--- start ---

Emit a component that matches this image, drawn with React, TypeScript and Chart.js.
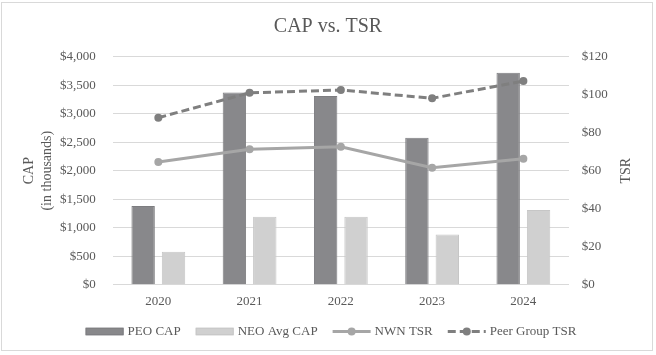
import React, { useEffect, useRef } from 'react';
import { Chart, registerables } from 'chart.js';

Chart.register(...registerables);

const years = ['2020', '2021', '2022', '2023', '2024'];
const peoCap = [1380, 3370, 3310, 2580, 3720];
const neoAvgCap = [580, 1190, 1190, 880, 1310];
const nwnTsr = [64.6, 71.3, 72.6, 61.6, 66.3];
const peerTsr = [87.9, 101, 102.5, 98.1, 107.2];
const capTickRange = [0, 4000, 500];
const tsrTickRange = [0, 120, 20];

const FONT = "'Times New Roman', 'Liberation Serif', serif";
const TEXT = '#595959';
const GRID = '#d9d9d9';

const decor = {
  id: 'decor',
  beforeDraw(chart: any) {
    const ctx = chart.ctx;
    ctx.save();
    ctx.fillStyle = '#ffffff';
    ctx.fillRect(0, 0, chart.width, chart.height);
    ctx.restore();
  },
  afterDraw(chart: any) {
    const ctx = chart.ctx;
    const area = chart.chartArea;
    ctx.save();
    // outer border
    ctx.strokeStyle = GRID;
    ctx.lineWidth = 1;
    ctx.strokeRect(1.5, 2.5, 651, 348);

    // right axis title (reads bottom-to-top)
    const s = chart.scales.yTsr;
    ctx.font = `14px ${FONT}`;
    ctx.fillStyle = TEXT;
    ctx.textAlign = 'center';
    ctx.textBaseline = 'middle';
    ctx.translate(s.right - 9, (area.top + area.bottom) / 2);
    ctx.rotate(-Math.PI / 2);
    ctx.fillText('TSR', 0, 0);
    ctx.restore();

    // legend
    ctx.save();
    ctx.font = `13px ${FONT}`;
    const sample = 38;
    const gapText = 4;
    const gapItem = 15;
    const items = chart.data.datasets;
    const widths = items.map((d: any) => sample + gapText + ctx.measureText(d.label).width);
    const total = widths.reduce((a: number, b: number) => a + b, 0) + gapItem * (items.length - 1);
    let x = 331 - total / 2;
    const y = 331.5;
    items.forEach((d: any, k: number) => {
      if (d.type === 'line') {
        ctx.save();
        ctx.strokeStyle = d.borderColor;
        ctx.lineWidth = d.borderWidth;
        ctx.setLineDash(d.borderDash || []);
        ctx.beginPath();
        ctx.moveTo(x, y);
        ctx.lineTo(x + sample, y);
        ctx.stroke();
        ctx.setLineDash([]);
        ctx.fillStyle = d.pointBackgroundColor;
        ctx.beginPath();
        ctx.arc(x + sample / 2, y, d.pointRadius, 0, Math.PI * 2);
        ctx.fill();
        ctx.restore();
      } else {
        ctx.fillStyle = d.backgroundColor;
        ctx.fillRect(x, y - 3.75, sample, 7.5);
        ctx.strokeStyle = d.borderColor;
        ctx.lineWidth = 1;
        ctx.strokeRect(x + 0.5, y - 3.25, sample - 1, 6.5);
      }
      ctx.fillStyle = TEXT;
      ctx.textAlign = 'left';
      ctx.textBaseline = 'middle';
      ctx.fillText(d.label, x + sample + gapText, y);
      x += widths[k] + gapItem;
    });
    ctx.restore();
  },
};

export default function App() {
  const ref = useRef<HTMLCanvasElement | null>(null);

  useEffect(() => {
    if (!ref.current) return;
    Chart.defaults.font.family = FONT;
    Chart.defaults.color = TEXT;
    const chart = new Chart(ref.current, {
      type: 'bar',
      data: {
        labels: years,
        datasets: [
          {
            type: 'bar',
            label: 'PEO CAP',
            data: peoCap,
            yAxisID: 'yCap',
            backgroundColor: '#88888b',
            borderColor: '#7d7d80',
            borderWidth: 1,
            categoryPercentage: 0.666,
            barPercentage: 0.77,
            order: 2,
          } as any,
          {
            type: 'bar',
            label: 'NEO Avg CAP',
            data: neoAvgCap,
            yAxisID: 'yCap',
            backgroundColor: '#d0d0d0',
            borderColor: '#c6c6c6',
            borderWidth: 1,
            categoryPercentage: 0.666,
            barPercentage: 0.77,
            order: 2,
          } as any,
          {
            type: 'line',
            label: 'NWN TSR',
            data: nwnTsr,
            yAxisID: 'yTsr',
            borderColor: '#a6a6a6',
            backgroundColor: '#a6a6a6',
            pointBackgroundColor: '#a6a6a6',
            pointBorderColor: '#a6a6a6',
            borderWidth: 3,
            pointRadius: 4,
            pointBorderWidth: 0,
            tension: 0,
            order: 0,
          } as any,
          {
            type: 'line',
            label: 'Peer Group TSR',
            data: peerTsr,
            yAxisID: 'yTsr',
            borderColor: '#7f7f7f',
            backgroundColor: '#7f7f7f',
            pointBackgroundColor: '#7f7f7f',
            pointBorderColor: '#7f7f7f',
            borderWidth: 3,
            borderDash: [8, 4],
            pointRadius: 4,
            pointBorderWidth: 0,
            tension: 0,
            order: 0,
          } as any,
        ],
      },
      options: {
        responsive: false,
        animation: false,
        devicePixelRatio: 1,
        layout: { padding: { left: 20.3, right: 20.3, top: 0, bottom: 45.5 } },
        plugins: {
          legend: { display: false },
          tooltip: { enabled: false },
          title: {
            display: true,
            text: 'CAP vs. TSR',
            color: TEXT,
            font: { family: FONT, size: 20, weight: 'normal', lineHeight: 1.2 },
            padding: { top: 15, bottom: 17.7 },
          },
        },
        scales: {
          x: {
            grid: { display: false, drawTicks: false },
            border: { display: false },
            ticks: { color: TEXT, font: { family: FONT, size: 13 }, padding: 9.2 },
            afterFit: (s: any) => { s.height = 24.8; },
          },
          yCap: {
            type: 'linear',
            position: 'left',
            min: capTickRange[0],
            max: capTickRange[1],
            grid: { color: GRID, lineWidth: 1, drawTicks: false },
            border: { display: false },
            ticks: {
              stepSize: capTickRange[2],
              padding: 17,
              color: TEXT,
              font: { family: FONT, size: 13 },
              callback: (v: any) => '$' + Number(v).toLocaleString('en-US'),
            },
            title: {
              display: true,
              text: ['CAP', '(in thousands)'],
              color: TEXT,
              font: { family: FONT, size: 14, lineHeight: 18 / 14 },
              padding: { top: 0, bottom: 3.7 },
            },
            afterFit: (s: any) => { s.width = 92.4; },
          },
          yTsr: {
            type: 'linear',
            position: 'right',
            min: tsrTickRange[0],
            max: tsrTickRange[1],
            grid: { display: false, drawTicks: false },
            border: { display: false },
            ticks: {
              stepSize: tsrTickRange[2],
              padding: 12.7,
              color: TEXT,
              font: { family: FONT, size: 13 },
              callback: (v: any) => '$' + Number(v).toLocaleString('en-US'),
            },
            title: {
              display: true,
              text: 'TSR',
              color: 'rgba(0,0,0,0)',
              font: { family: FONT, size: 14, lineHeight: 18 / 14 },
              padding: { top: 0, bottom: 10 },
            },
            afterFit: (s: any) => { s.width = 66.7; },
          },
        },
      } as any,
      plugins: [decor],
    });
    return () => chart.destroy();
  }, []);

  return (
    <div style={{ position: 'fixed', left: 0, top: 0, width: 656, height: 355 }}>
      <canvas ref={ref} width={656} height={355} style={{ width: 656, height: 355, display: 'block' }} />
    </div>
  );
}
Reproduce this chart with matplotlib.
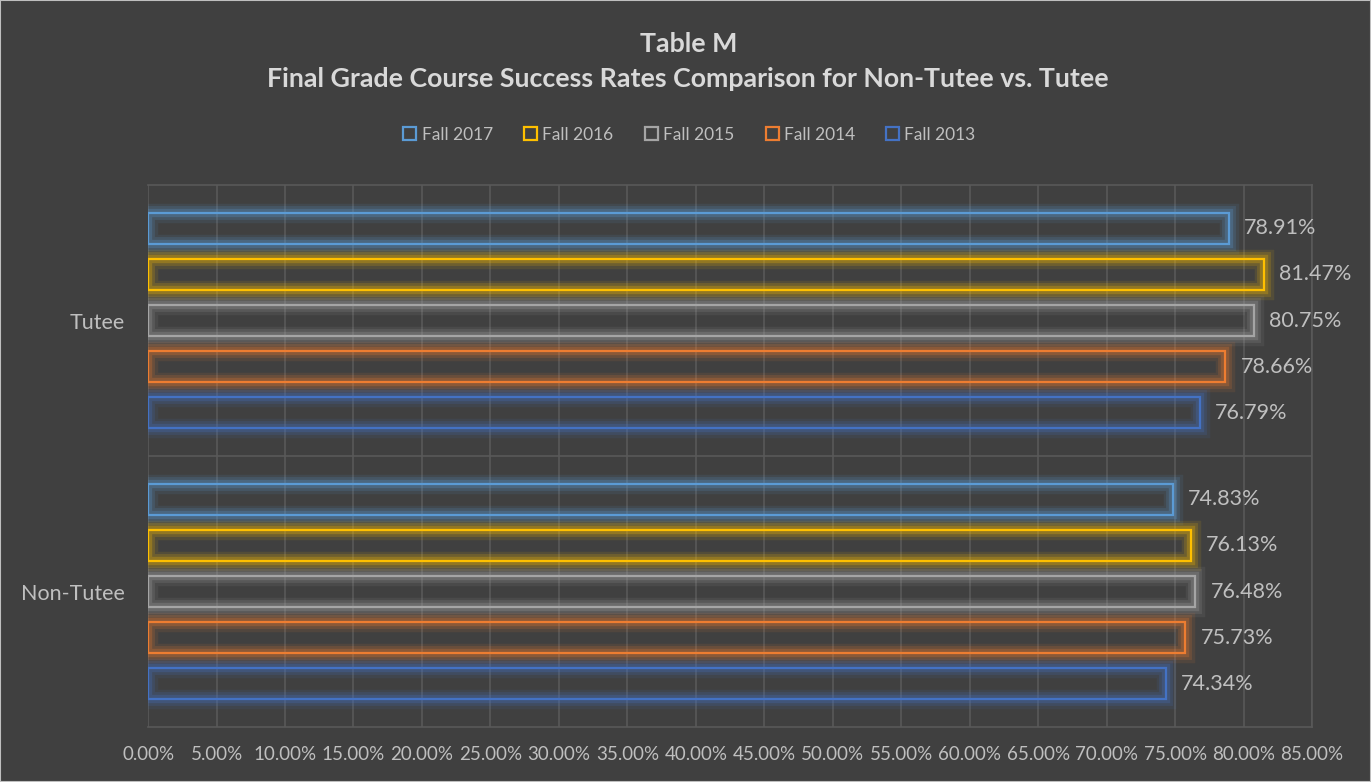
import matplotlib
matplotlib.use("Agg")
import matplotlib.pyplot as plt
import matplotlib.patheffects as pe
from matplotlib.patches import Patch, Rectangle
import numpy as np

# values (percent)
categories = ["Non-Tutee", "Tutee"]
series_names = ["Fall 2017", "Fall 2016", "Fall 2015", "Fall 2014", "Fall 2013"]
series_colors = ["#5B9BD5", "#FFC000", "#A5A5A5", "#ED7D31", "#4472C4"]
fall_2017 = [74.83, 78.91]
fall_2016 = [76.13, 81.47]
fall_2015 = [76.48, 80.75]
fall_2014 = [75.73, 78.66]
fall_2013 = [74.34, 76.79]
series_values = [fall_2017, fall_2016, fall_2015, fall_2014, fall_2013]
x_ticks = np.arange(0, 86, 5)

BG = "#404040"
GRID = "#595959"
TXT = "#BFBFBF"

plt.rcParams['font.family'] = ['Lato', 'DejaVu Sans']

fig = plt.figure(figsize=(13.71, 7.82), dpi=100, facecolor=BG)
fig.patches.append(Rectangle((0, 0), 1, 1, transform=fig.transFigure,
                             facecolor="none", edgecolor="#BFBFBF", lw=1.5, zorder=10))
ax = fig.add_axes([0.108, 0.0703, 0.849, 0.6931], facecolor=BG)

step = 0.17
height = 0.114
y = np.arange(len(categories))
for i, (name, vals, col) in enumerate(zip(series_names, series_values, series_colors)):
    offs = (2 - i) * step
    bars = ax.barh(y + offs, vals, height=height, facecolor="none", edgecolor=col,
                   linewidth=1.6, zorder=3)
    for b in bars:
        b.set_path_effects([
            pe.Stroke(linewidth=14, foreground=col, alpha=0.10),
            pe.Stroke(linewidth=10, foreground=col, alpha=0.16),
            pe.Stroke(linewidth=6, foreground=col, alpha=0.25),
            pe.Normal(),
        ])
    for yy, v in zip(y + offs, vals):
        ax.annotate(f"{v:.2f}%", (v, yy), xytext=(11, 0), textcoords="offset points",
                    va="center", ha="left", color=TXT, fontsize=15.5)

ax.set_xlim(0, 85)
ax.set_ylim(-0.5, 1.5)
ax.set_xticks(x_ticks)
ax.set_xticklabels([f"{t:.2f}%" for t in x_ticks])
ax.set_yticks(y)
ax.set_yticklabels(categories)
ax.tick_params(axis="x", length=0, pad=14, labelsize=13.5, colors=TXT)
ax.tick_params(axis="y", length=0, pad=17, labelsize=15.5, colors=TXT)
ax.grid(axis="x", color=GRID, lw=1.2, zorder=0)
ax.axhline(0.5, color=GRID, lw=1.2, zorder=0)
for s in ax.spines.values():
    s.set_color(GRID)
    s.set_linewidth(1.2)
ax.spines["left"].set_visible(False)

fig.text(0.502, 0.944, "Table M", ha="center", va="center", fontsize=19.3,
         fontweight="bold", color="#D9D9D9")
fig.text(0.502, 0.899, "Final Grade Course Success Rates Comparison for Non-Tutee vs. Tutee",
         ha="center", va="center", fontsize=19.3, fontweight="bold", color="#D9D9D9")

handles = [Patch(facecolor="none", edgecolor=c, lw=1.6, label=n)
           for n, c in zip(series_names, series_colors)]
leg = fig.legend(handles=handles, loc="center", bbox_to_anchor=(0.503, 0.828), ncol=5,
                 frameon=False, fontsize=12.5, handlelength=0.75, handleheight=0.75,
                 handletextpad=0.3, columnspacing=1.8)
for t in leg.get_texts():
    t.set_color(TXT)

fig.savefig("out.png", dpi=100, facecolor=BG)
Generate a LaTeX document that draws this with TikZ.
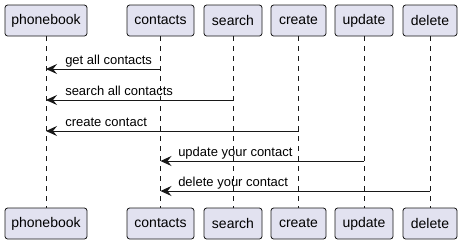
\documentclass[tikz,border=0pt]{standalone}
\usepackage{fontspec}
\setmainfont{Liberation Sans}
\usetikzlibrary{arrows.meta}
\definecolor{partfill}{HTML}{E2E2F0}
\definecolor{partline}{HTML}{181818}

\begin{document}
\begin{tikzpicture}
[
x=0.75pt, y=-0.75pt,
part/.style={rectangle, rounded corners=2pt, draw=partline, fill=partfill, line width=0.6pt, minimum height=23.25pt, inner sep=0pt, font=\fontsize{10.5}{12}\selectfont},
life/.style={partline, line width=0.5pt, dash pattern=on 3.75pt off 3.75pt},
msg/.style={partline, line width=0.75pt, -{Stealth[length=8.25pt, width=7.5pt, inset=3pt]}},
lbl/.style={anchor=base west, inner sep=0pt, font=\fontsize{9.75}{11}\selectfont},
]
%
\useasboundingbox [fill=white] (0,0) rectangle (461,244);

% participants, top row
\node [part, minimum width=61.5pt]  (pb1)  at ( 46.0, 20.5)  {phonebook};
\node [part, minimum width=50.25pt] (ct1)  at (160.5, 20.5)  {contacts};
\node [part, minimum width=43.5pt]  (sr1)  at (233.0, 20.5)  {search};
\node [part, minimum width=41.25pt] (cr1)  at (298.5, 20.5)  {create};
\node [part, minimum width=43.5pt]  (up1)  at (364.0, 20.5)  {update};
\node [part, minimum width=40.5pt]  (dl1)  at (430.0, 20.5)  {delete};
%
% participants, bottom row
\node [part, minimum width=61.5pt]  (pb2)  at ( 46.0, 223.5) {phonebook};
\node [part, minimum width=50.25pt] (ct2)  at (160.5, 223.5) {contacts};
\node [part, minimum width=43.5pt]  (sr2)  at (233.0, 223.5) {search};
\node [part, minimum width=41.25pt] (cr2)  at (298.5, 223.5) {create};
\node [part, minimum width=43.5pt]  (up2)  at (364.0, 223.5) {update};
\node [part, minimum width=40.5pt]  (dl2)  at (430.0, 223.5) {delete};

% lifelines
\draw [life]  (pb1.south) -- (pb2.north) ;
\draw [life]  (ct1.south) -- (ct2.north) ;
\draw [life]  (sr1.south) -- (sr2.north) ;
\draw [life]  (cr1.south) -- (cr2.north) ;
\draw [life]  (up1.south) -- (up2.north) ;
\draw [life]  (dl1.south) -- (dl2.north) ;

% message rows
\coordinate (y1) at (0, 69);
\coordinate (y2) at (0,100);
\coordinate (y3) at (0,131);
\coordinate (y4) at (0,161);
\coordinate (y5) at (0,191);
%
\draw [msg]  (ct1 |- y1) -- (pb1 |- y1) ;
\draw [msg]  (sr1 |- y2) -- (pb1 |- y2) ;
\draw [msg]  (cr1 |- y3) -- (pb1 |- y3) ;
\draw [msg]  (up1 |- y4) -- (ct1 |- y4) ;
\draw [msg]  (dl1 |- y5) -- (ct1 |- y5) ;
%
\node [lbl]  (l1)  at ( 65, 64)  {get all contacts};
\node [lbl]  (l2)  at ( 65, 95)  {search all contacts};
\node [lbl]  (l3)  at ( 65,126)  {create contact};
\node [lbl]  (l4)  at (178,156)  {update your contact};
\node [lbl]  (l5)  at (178,186)  {delete your contact};

%
\end{tikzpicture}
\end{document}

--- end ---

§ **Stated problem**:
Give only the number of lines that include the word "React".

§ **The solution**:
2